> **Instructions for the task**
Reproduce all the lines below exactly and omit the images.

— start Given data —

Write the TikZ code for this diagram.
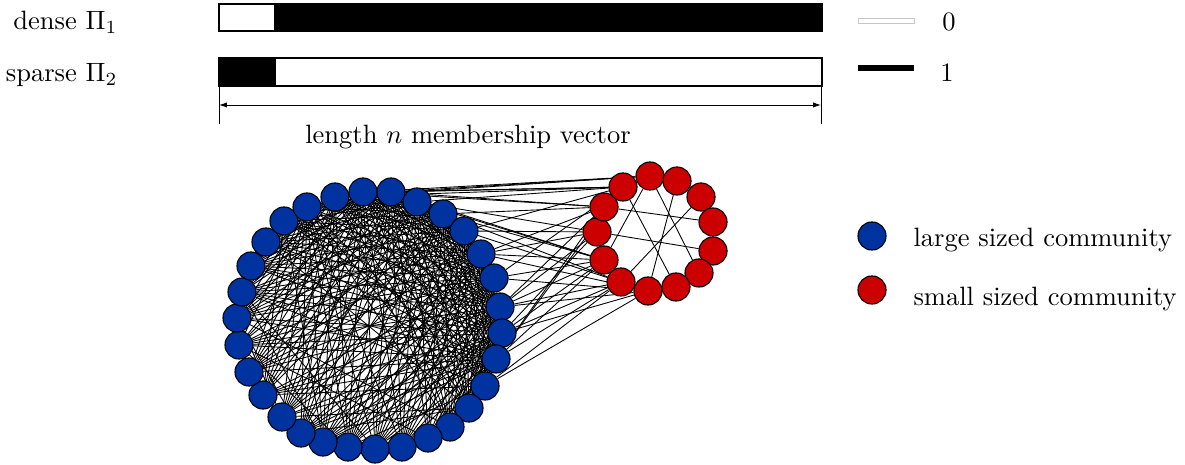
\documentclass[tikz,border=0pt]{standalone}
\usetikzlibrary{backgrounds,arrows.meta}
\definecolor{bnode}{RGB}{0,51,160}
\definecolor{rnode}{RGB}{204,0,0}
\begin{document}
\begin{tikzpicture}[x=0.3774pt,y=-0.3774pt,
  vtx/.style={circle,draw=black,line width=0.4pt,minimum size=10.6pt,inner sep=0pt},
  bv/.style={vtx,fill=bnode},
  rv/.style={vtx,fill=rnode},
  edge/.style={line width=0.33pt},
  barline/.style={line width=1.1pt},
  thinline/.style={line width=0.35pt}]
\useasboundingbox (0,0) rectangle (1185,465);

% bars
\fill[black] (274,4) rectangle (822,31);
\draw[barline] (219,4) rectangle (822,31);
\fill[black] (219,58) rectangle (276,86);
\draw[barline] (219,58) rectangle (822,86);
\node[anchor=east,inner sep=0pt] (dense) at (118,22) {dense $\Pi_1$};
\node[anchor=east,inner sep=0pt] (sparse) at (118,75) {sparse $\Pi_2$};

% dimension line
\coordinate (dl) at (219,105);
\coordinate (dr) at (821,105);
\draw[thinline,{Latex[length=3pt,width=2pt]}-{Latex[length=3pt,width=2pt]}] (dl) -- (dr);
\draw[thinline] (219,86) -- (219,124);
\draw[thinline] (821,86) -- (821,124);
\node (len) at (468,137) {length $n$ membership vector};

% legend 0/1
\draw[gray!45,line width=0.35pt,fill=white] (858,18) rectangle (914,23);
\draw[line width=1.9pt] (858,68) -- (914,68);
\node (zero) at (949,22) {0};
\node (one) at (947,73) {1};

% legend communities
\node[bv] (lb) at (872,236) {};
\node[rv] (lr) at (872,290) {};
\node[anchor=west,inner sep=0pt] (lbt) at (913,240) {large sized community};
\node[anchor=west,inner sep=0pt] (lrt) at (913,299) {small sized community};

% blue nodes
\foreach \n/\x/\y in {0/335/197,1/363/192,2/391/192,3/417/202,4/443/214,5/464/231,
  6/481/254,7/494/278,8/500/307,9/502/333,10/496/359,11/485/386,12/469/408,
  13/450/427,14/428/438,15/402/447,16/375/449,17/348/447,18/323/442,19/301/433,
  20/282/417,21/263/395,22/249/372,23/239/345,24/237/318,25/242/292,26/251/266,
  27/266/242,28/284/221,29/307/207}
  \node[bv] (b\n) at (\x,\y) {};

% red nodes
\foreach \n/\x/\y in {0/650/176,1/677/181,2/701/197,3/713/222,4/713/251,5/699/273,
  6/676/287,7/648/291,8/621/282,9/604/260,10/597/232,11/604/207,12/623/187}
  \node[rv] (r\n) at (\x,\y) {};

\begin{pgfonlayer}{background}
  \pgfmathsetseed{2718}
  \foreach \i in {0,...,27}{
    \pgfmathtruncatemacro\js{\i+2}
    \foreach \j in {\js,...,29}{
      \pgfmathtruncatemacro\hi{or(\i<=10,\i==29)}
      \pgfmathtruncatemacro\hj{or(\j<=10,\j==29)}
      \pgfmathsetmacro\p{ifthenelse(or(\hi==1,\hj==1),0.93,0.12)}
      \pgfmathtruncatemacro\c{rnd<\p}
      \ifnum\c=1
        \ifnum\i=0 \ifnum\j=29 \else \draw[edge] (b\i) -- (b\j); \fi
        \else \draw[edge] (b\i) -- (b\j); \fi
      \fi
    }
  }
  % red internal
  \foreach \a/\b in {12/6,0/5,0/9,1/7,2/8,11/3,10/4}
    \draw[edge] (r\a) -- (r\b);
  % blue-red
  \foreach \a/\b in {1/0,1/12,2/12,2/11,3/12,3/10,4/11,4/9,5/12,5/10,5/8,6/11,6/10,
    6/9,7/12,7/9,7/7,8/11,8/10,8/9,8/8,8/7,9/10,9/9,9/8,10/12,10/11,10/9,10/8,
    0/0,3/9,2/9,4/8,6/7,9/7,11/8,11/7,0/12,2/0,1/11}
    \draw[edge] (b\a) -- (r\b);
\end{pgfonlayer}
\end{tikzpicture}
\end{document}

— end Given data —

> **Exercise result**
Write the TikZ code for this diagram.
\documentclass[tikz,border=0pt]{standalone}
\usetikzlibrary{backgrounds,arrows.meta}
\definecolor{bnode}{RGB}{0,51,160}
\definecolor{rnode}{RGB}{204,0,0}
\begin{document}
\begin{tikzpicture}[x=0.3774pt,y=-0.3774pt,
  vtx/.style={circle,draw=black,line width=0.4pt,minimum size=10.6pt,inner sep=0pt},
  bv/.style={vtx,fill=bnode},
  rv/.style={vtx,fill=rnode},
  edge/.style={line width=0.33pt},
  barline/.style={line width=1.1pt},
  thinline/.style={line width=0.35pt}]
\useasboundingbox (0,0) rectangle (1185,465);

% bars
\fill[black] (274,4) rectangle (822,31);
\draw[barline] (219,4) rectangle (822,31);
\fill[black] (219,58) rectangle (276,86);
\draw[barline] (219,58) rectangle (822,86);
\node[anchor=east,inner sep=0pt] (dense) at (118,22) {dense $\Pi_1$};
\node[anchor=east,inner sep=0pt] (sparse) at (118,75) {sparse $\Pi_2$};

% dimension line
\coordinate (dl) at (219,105);
\coordinate (dr) at (821,105);
\draw[thinline,{Latex[length=3pt,width=2pt]}-{Latex[length=3pt,width=2pt]}] (dl) -- (dr);
\draw[thinline] (219,86) -- (219,124);
\draw[thinline] (821,86) -- (821,124);
\node (len) at (468,137) {length $n$ membership vector};

% legend 0/1
\draw[gray!45,line width=0.35pt,fill=white] (858,18) rectangle (914,23);
\draw[line width=1.9pt] (858,68) -- (914,68);
\node (zero) at (949,22) {0};
\node (one) at (947,73) {1};

% legend communities
\node[bv] (lb) at (872,236) {};
\node[rv] (lr) at (872,290) {};
\node[anchor=west,inner sep=0pt] (lbt) at (913,240) {large sized community};
\node[anchor=west,inner sep=0pt] (lrt) at (913,299) {small sized community};

% blue nodes
\foreach \n/\x/\y in {0/335/197,1/363/192,2/391/192,3/417/202,4/443/214,5/464/231,
  6/481/254,7/494/278,8/500/307,9/502/333,10/496/359,11/485/386,12/469/408,
  13/450/427,14/428/438,15/402/447,16/375/449,17/348/447,18/323/442,19/301/433,
  20/282/417,21/263/395,22/249/372,23/239/345,24/237/318,25/242/292,26/251/266,
  27/266/242,28/284/221,29/307/207}
  \node[bv] (b\n) at (\x,\y) {};

% red nodes
\foreach \n/\x/\y in {0/650/176,1/677/181,2/701/197,3/713/222,4/713/251,5/699/273,
  6/676/287,7/648/291,8/621/282,9/604/260,10/597/232,11/604/207,12/623/187}
  \node[rv] (r\n) at (\x,\y) {};

\begin{pgfonlayer}{background}
  \pgfmathsetseed{2718}
  \foreach \i in {0,...,27}{
    \pgfmathtruncatemacro\js{\i+2}
    \foreach \j in {\js,...,29}{
      \pgfmathtruncatemacro\hi{or(\i<=10,\i==29)}
      \pgfmathtruncatemacro\hj{or(\j<=10,\j==29)}
      \pgfmathsetmacro\p{ifthenelse(or(\hi==1,\hj==1),0.93,0.12)}
      \pgfmathtruncatemacro\c{rnd<\p}
      \ifnum\c=1
        \ifnum\i=0 \ifnum\j=29 \else \draw[edge] (b\i) -- (b\j); \fi
        \else \draw[edge] (b\i) -- (b\j); \fi
      \fi
    }
  }
  % red internal
  \foreach \a/\b in {12/6,0/5,0/9,1/7,2/8,11/3,10/4}
    \draw[edge] (r\a) -- (r\b);
  % blue-red
  \foreach \a/\b in {1/0,1/12,2/12,2/11,3/12,3/10,4/11,4/9,5/12,5/10,5/8,6/11,6/10,
    6/9,7/12,7/9,7/7,8/11,8/10,8/9,8/8,8/7,9/10,9/9,9/8,10/12,10/11,10/9,10/8,
    0/0,3/9,2/9,4/8,6/7,9/7,11/8,11/7,0/12,2/0,1/11}
    \draw[edge] (b\a) -- (r\b);
\end{pgfonlayer}
\end{tikzpicture}
\end{document}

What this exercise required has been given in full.